1. Cumulative Dilatory Vehicular Acceleration Consequence:
Describes the interminable delay at a traffic signal that occurs from the compounding effect of all the idiots in front of you waiting to hit the gas when the light turns green, causing you to sit through three cycles of the light.
2. Adolescent Audio Preference Continuum Perplexity:
This is the odd tendency for people to latch onto the particular style of music they are listening to at age 17, and to keep listening to it for the rest of their adult life. This explains the heavy rotation of songs like “Back in Black” and “Hotel California” on barroom jukeboxes.
3. Anachronistic Terminology Disjunction:
The jarring sensation experienced during a casual conversation when someone uses an out-of-date and out-of-place time reference, such as “a fortnight” or “many moons ago.”
4. Irradiated Consumables Preparation Vortex:
Refers to the time lost while standing in front of the microwave, urging your X-treme Triple Chees-o-rific Hot Pockets to hurry up and actually get hot in 3 minutes, without the center remaining frozen solid. It is estimated that the average person spends a total of 14 years of his life in front of a microwave because of this.
5. Chrono-illogical Ambiguity:
The vague, disjointed, and constantly changing description of a sequence of events as described by someone who is lying through their teeth to cover up some sort of impropriety.
6. Intercalary Yuletide Anticipation Disruption:
The insertion of extra days into the calendar that causes Christmas to take absolutely forever to arrive when you are a child. As you get older, there is an opposite occurrence in which entire months are removed from the year allowing Christmas to come way too soon.
7. Cyclical Periodic Placement Dilemma:
The ongoing problem faced by women when “that time of the month” always happens at the worst possible time.
8. Trans-generational Socio-neutral Parlance Permanence:
Describes the unique ability of the nearly 100-year-old slang word “cool” to remain in popular use with people of all ages and walks of life. This universal and long-lasting acceptance sets it apart from the bee’s knees, neat-o, groovy, rad, bitchin’, dope and hundreds of other now unfashionable slang terms.
9. Temporal Elasticity Perception:
This is the unusual way that time seems to stretch or shrink, resulting in that “five more minutes” of sleep to last 30 seconds, and those remaining five minutes of work or school to drag on for 30 minutes.

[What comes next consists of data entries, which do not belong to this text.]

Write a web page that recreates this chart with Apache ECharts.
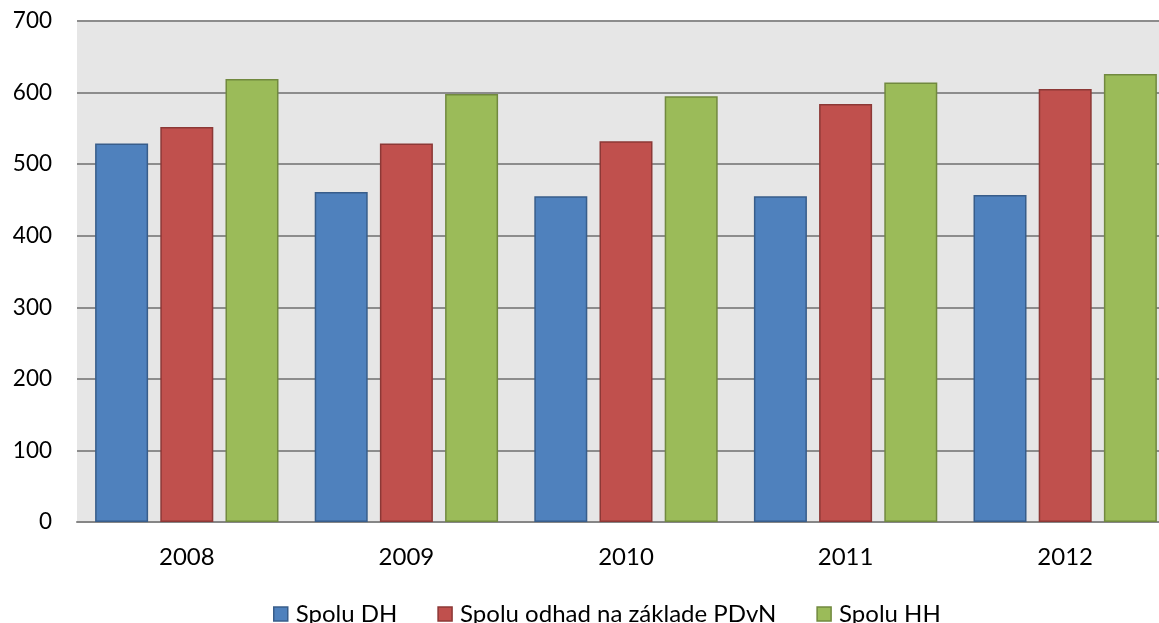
<!DOCTYPE html>
<html>
<head>
<meta charset="utf-8">
<script src="https://cdn.jsdelivr.net/npm/echarts@6/dist/echarts.min.js"></script>
<style>
html,body{margin:0;padding:0;background:#fff;}
#chart{width:1159px;height:623px;}
</style>
</head>
<body>
<div id="chart"></div>
<script>
const categories = ['2008', '2009', '2010', '2011', '2012'];
const seriesNames = ['Spolu DH', 'Spolu odhad na základe PDvN', 'Spolu HH'];
const spoluDH = [529, 461, 455, 455, 457];
const spoluOdhad = [552, 529, 532, 584, 605];
const spoluHH = [619, 598, 595, 614, 626];
const yTicks = [0, 100, 200, 300, 400, 500, 600, 700];

const fills = ['#4f81bd', '#c0504d', '#9bbb59'];
const borders = ['#385d8a', '#8c3836', '#71893f'];
const values = [spoluDH, spoluOdhad, spoluHH];

const chart = echarts.init(document.getElementById('chart'));
const font = 'Lato, "Open Sans", sans-serif';
chart.setOption({
  animation: false,
  textStyle: { fontFamily: font },
  grid: {
    left: 77, width: 1098, top: 21, bottom: 101,
    outerBoundsMode: 'none',
    containLabel: false,
    show: true, backgroundColor: '#e6e6e6', borderWidth: 0
  },
  legend: {
    top: 602,
    left: 273,
    padding: 0,
    itemWidth: 14,
    itemHeight: 14,
    itemGap: 40,
    icon: 'rect',
    textStyle: { fontSize: 24, color: '#000', fontFamily: font, padding: [0, 0, 0, 3] },
    data: seriesNames.map((n, i) => ({
      name: n,
      itemStyle: { color: fills[i], borderColor: borders[i], borderWidth: 1.5 }
    }))
  },
  xAxis: {
    type: 'category',
    data: categories,
    axisTick: { show: false },
    axisLine: { lineStyle: { color: '#868686', width: 2 } },
    axisLabel: { fontSize: 24, color: '#000', margin: 23, fontFamily: font }
  },
  yAxis: {
    type: 'value',
    min: yTicks[0],
    max: yTicks[yTicks.length - 1],
    interval: 100,
    axisLine: { show: false },
    axisTick: { show: false },
    splitLine: { lineStyle: { color: '#8c8c8c', width: 2 } },
    axisLabel: { fontSize: 22.5, color: '#000', margin: 25, fontFamily: font }
  },
  series: seriesNames.map((n, i) => ({
    name: n,
    type: 'bar',
    data: values[i],
    barWidth: 53,
    barGap: '23%',
    itemStyle: { color: fills[i], borderColor: borders[i], borderWidth: 1.5 }
  }))
});
</script>
</body>
</html>
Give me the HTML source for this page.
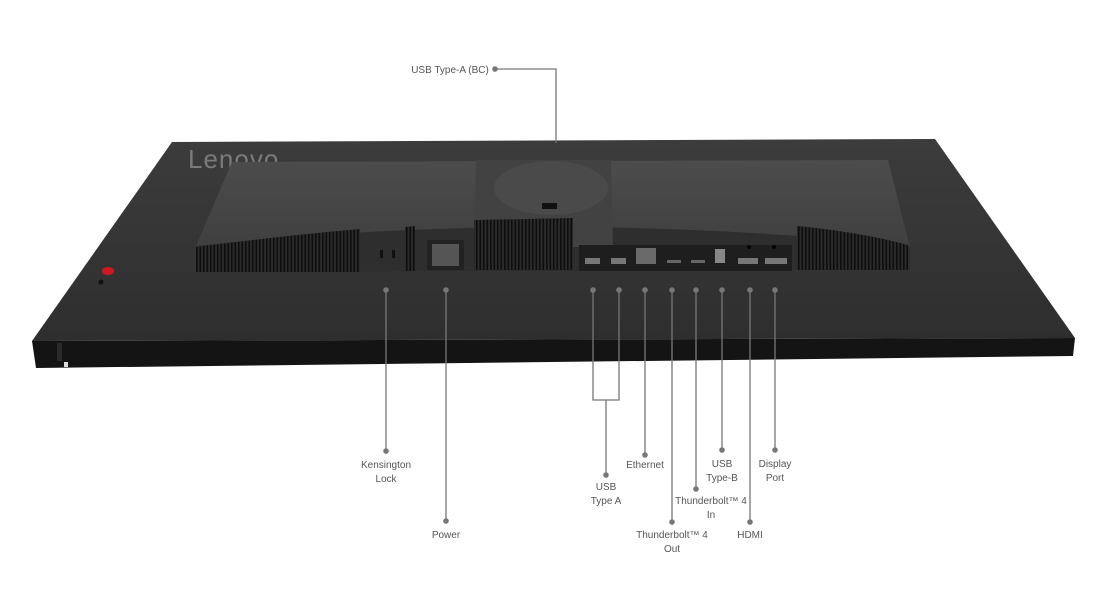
<!DOCTYPE html>
<html><head><meta charset="utf-8"><style>
html,body{margin:0;padding:0;background:#fff;}
svg{display:block}
text{font-family:"Liberation Sans",sans-serif;font-size:10px;fill:#555;}
</style></head><body>
<svg width="1100" height="616" viewBox="0 0 1100 616" xmlns="http://www.w3.org/2000/svg">
<defs>
<linearGradient id="top" x1="0" y1="0" x2="0" y2="1">
<stop offset="0" stop-color="#3c3c3c"/><stop offset="1" stop-color="#2e2e2e"/></linearGradient>
<linearGradient id="hous" x1="0" y1="0" x2="0" y2="1">
<stop offset="0" stop-color="#4c4c4c"/><stop offset="1" stop-color="#3c3c3c"/></linearGradient>
<pattern id="vent" width="3.5" height="10" patternUnits="userSpaceOnUse">
<rect width="3.5" height="10" fill="#2a2a2a"/><rect x="0" width="1.6" height="10" fill="#0e0e0e"/></pattern>
</defs>
<polygon points="172,142 935,139 1075,338 32,341" fill="url(#top)"/>
<polygon points="32,341 1075,338 1073,356 36,368" fill="#141414"/>
<rect x="57" y="343" width="5" height="18" fill="#2a2a2a"/>
<rect x="64" y="362" width="4" height="5" fill="#ddd"/>
<text x="188" y="168" style="font-size:26px;fill:#7a7a7a;letter-spacing:1px">Lenovo</text>
<text x="787" y="176" style="font-size:9px;fill:#8a6a6a;font-weight:bold">ThinkVision</text>
<ellipse cx="108" cy="271" rx="6" ry="4" fill="#d01820"/>
<circle cx="101" cy="282" r="2.5" fill="#111"/>
<path d="M232,162 L888,160 L910,248 L910,270 L196,272 L196,246 Z" fill="url(#hous)"/>
<path d="M196,246 Q550,208 910,246 L910,270 L196,272 Z" fill="#2e2e2e"/>
<polygon points="476,160 611,160 613,247 474,247" fill="#424242"/>
<ellipse cx="551" cy="188" rx="57" ry="27" fill="#4a4a4a"/>
<rect x="542" y="203" width="15" height="6" fill="#111"/>
<path d="M196,247 Q280,236 360,229 L360,272 L196,272 Z" fill="url(#vent)"/>
<path d="M405,227 L415,226 L415,271 L405,271 Z" fill="url(#vent)"/>
<path d="M474,220 L573,218 L573,270 L474,270 Z" fill="url(#vent)"/>
<path d="M797,226 Q860,232 908,245 L908,270 L797,270 Z" fill="url(#vent)"/>
<rect x="380" y="250" width="3" height="8" fill="#111"/><rect x="392" y="250" width="3" height="8" fill="#111"/>
<rect x="427" y="240" width="37" height="30" fill="#222"/><rect x="432" y="244" width="27" height="22" fill="#555"/>
<rect x="579" y="245" width="213" height="26" fill="#1e1e1e"/>
<rect x="585" y="258" width="15" height="6" fill="#777"/>
<rect x="611" y="258" width="15" height="6" fill="#777"/>
<rect x="636" y="248" width="20" height="16" fill="#6a6a6a"/>
<rect x="667" y="260" width="14" height="3" fill="#666"/>
<rect x="691" y="260" width="14" height="3" fill="#666"/>
<rect x="715" y="249" width="10" height="14" fill="#888"/>
<rect x="738" y="258" width="20" height="6" fill="#777"/>
<rect x="765" y="258" width="22" height="6" fill="#777"/>
<circle cx="749" cy="247" r="2" fill="#000"/><circle cx="774" cy="247" r="2" fill="#000"/>
<g stroke="#777" stroke-width="1.3" fill="none">
<polyline points="495,69 556,69 556,143"/>
<line x1="386" y1="290" x2="386" y2="451"/>
<line x1="446" y1="290" x2="446" y2="521"/>
<polyline points="593,290 593,400 619,400 619,290"/>
<line x1="606" y1="400" x2="606" y2="475"/>
<line x1="645" y1="290" x2="645" y2="455"/>
<line x1="672" y1="290" x2="672" y2="522"/>
<line x1="696" y1="290" x2="696" y2="489"/>
<line x1="722" y1="290" x2="722" y2="450"/>
<line x1="750" y1="290" x2="750" y2="522"/>
<line x1="775" y1="290" x2="775" y2="450"/>
</g>
<g fill="#777">
<circle cx="495" cy="69" r="2.8"/>
<circle cx="386" cy="290" r="2.8"/><circle cx="446" cy="290" r="2.8"/><circle cx="593" cy="290" r="2.8"/><circle cx="619" cy="290" r="2.8"/><circle cx="645" cy="290" r="2.8"/><circle cx="672" cy="290" r="2.8"/><circle cx="696" cy="290" r="2.8"/><circle cx="722" cy="290" r="2.8"/><circle cx="750" cy="290" r="2.8"/><circle cx="775" cy="290" r="2.8"/>
<circle cx="386" cy="451" r="2.8"/><circle cx="446" cy="521" r="2.8"/><circle cx="606" cy="475" r="2.8"/><circle cx="645" cy="455" r="2.8"/><circle cx="672" cy="522" r="2.8"/><circle cx="696" cy="489" r="2.8"/><circle cx="722" cy="450" r="2.8"/><circle cx="750" cy="522" r="2.8"/><circle cx="775" cy="450" r="2.8"/>
</g>
<g text-anchor="middle">
<text x="450" y="73" text-anchor="middle">USB Type-A (BC)</text>
<text x="386" y="468">Kensington</text><text x="386" y="482">Lock</text>
<text x="446" y="538">Power</text>
<text x="606" y="490">USB</text><text x="606" y="504">Type A</text>
<text x="645" y="468">Ethernet</text>
<text x="672" y="538">Thunderbolt™ 4</text><text x="672" y="552">Out</text>
<text x="711" y="504">Thunderbolt™ 4</text><text x="711" y="518">In</text>
<text x="722" y="467">USB</text><text x="722" y="481">Type-B</text>
<text x="750" y="538">HDMI</text>
<text x="775" y="467">Display</text><text x="775" y="481">Port</text>
</g>
</svg>
</body></html>
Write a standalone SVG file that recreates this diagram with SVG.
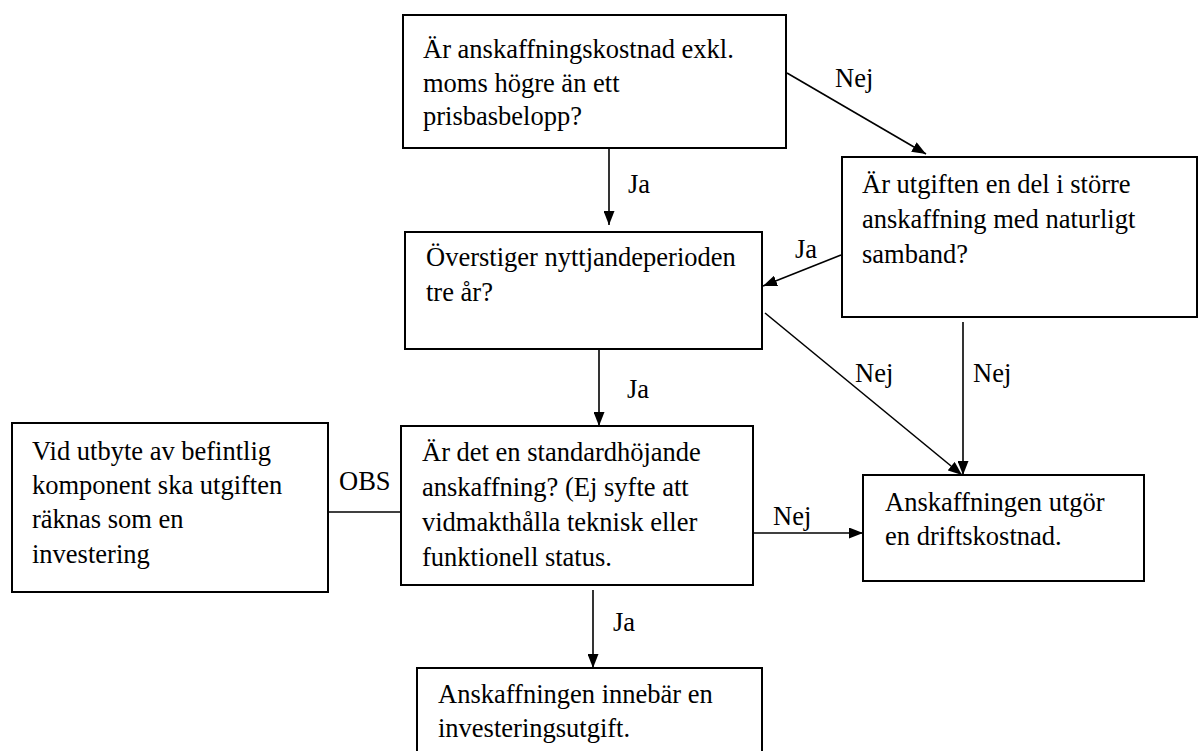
<svg xmlns="http://www.w3.org/2000/svg" width="1199" height="751" viewBox="0 0 1199 751">
<defs>
<marker id="ah" viewBox="0 0 14 11" refX="14" refY="5.5" markerWidth="14" markerHeight="11" markerUnits="userSpaceOnUse" orient="auto">
<path d="M0,0 L14,5.5 L0,11 Z" fill="#000"/>
</marker>
<style>
.box{fill:#fff;stroke:#000;stroke-width:2}
.t{font-family:"Liberation Serif","Times New Roman",serif;font-size:26.5px;fill:#000}
.c{stroke:#000;stroke-width:1.6;fill:none}
.a{marker-end:url(#ah)}
</style>
</defs>
<rect width="1199" height="751" fill="#fff"/>
<g id="connectors">
<line class="c a" x1="609" y1="148" x2="609" y2="225"/>
<line class="c a" x1="787" y1="73" x2="926" y2="154"/>
<line class="c a" x1="841" y1="255" x2="763" y2="286"/>
<line class="c a" x1="599" y1="349" x2="599" y2="426"/>
<line class="c a" x1="765" y1="313" x2="962" y2="475"/>
<line class="c a" x1="963" y1="322" x2="963" y2="475"/>
<line class="c a" x1="752" y1="533" x2="863" y2="533"/>
<line class="c a" x1="593" y1="590" x2="593" y2="668"/>
<line class="c" x1="329" y1="512" x2="401" y2="512"/>
<text class="t" x="628" y="193">Ja</text>
<text class="t" x="835" y="87">Nej</text>
<text class="t" x="795" y="258">Ja</text>
<text class="t" x="627" y="398">Ja</text>
<text class="t" x="855" y="382">Nej</text>
<text class="t" x="973" y="382">Nej</text>
<text class="t" x="773" y="525">Nej</text>
<text class="t" x="613" y="631">Ja</text>
<text class="t" x="339" y="490">OBS</text>
</g>
<g id="n1">
<rect class="box" x="403" y="15" width="383" height="133"/>
<text class="t" x="423" y="58">Är anskaffningskostnad exkl.</text>
<text class="t" x="423" y="92">moms högre än ett</text>
<text class="t" x="423" y="125">prisbasbelopp?</text>
</g>
<g id="n2">
<rect class="box" x="842" y="157" width="355" height="160"/>
<text class="t" x="862" y="193">Är utgiften en del i större</text>
<text class="t" x="862" y="228">anskaffning med naturligt</text>
<text class="t" x="862" y="263">samband?</text>
</g>
<g id="n3">
<rect class="box" x="405" y="232" width="357" height="117"/>
<text class="t" x="426" y="266">Överstiger nyttjandeperioden</text>
<text class="t" x="426" y="301">tre år?</text>
</g>
<g id="n4">
<rect class="box" x="12" y="423" width="316" height="169"/>
<text class="t" x="32" y="460">Vid utbyte av befintlig</text>
<text class="t" x="32" y="494">komponent ska utgiften</text>
<text class="t" x="32" y="528">räknas som en</text>
<text class="t" x="32" y="563">investering</text>
</g>
<g id="n5">
<rect class="box" x="401" y="426" width="352" height="159"/>
<text class="t" x="422" y="461">Är det en standardhöjande</text>
<text class="t" x="422" y="496">anskaffning? (Ej syfte att</text>
<text class="t" x="422" y="531">vidmakthålla teknisk eller</text>
<text class="t" x="422" y="566">funktionell status.</text>
</g>
<g id="n6">
<rect class="box" x="863" y="475" width="281" height="106"/>
<text class="t" x="885" y="511">Anskaffningen utgör</text>
<text class="t" x="885" y="545">en driftskostnad.</text>
</g>
<g id="n7">
<rect class="box" x="417" y="668" width="345" height="100"/>
<text class="t" x="438" y="703">Anskaffningen innebär en</text>
<text class="t" x="438" y="737">investeringsutgift.</text>
</g>
</svg>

10. Inadvertent Time Capsule Creation Effect:
During this process, an individual unknowingly collects a number of objects from prior decades by either letting them accumulate under a car seat, fall behind a bookcase or settle beneath the sofa cushions. Years later, once the assortment of forgotten items is discovered, it becomes a fascinating and educational look at the VHS tapes, CDs, fast food, toys, lipstick, shoes and other ephemera that were popular in that era.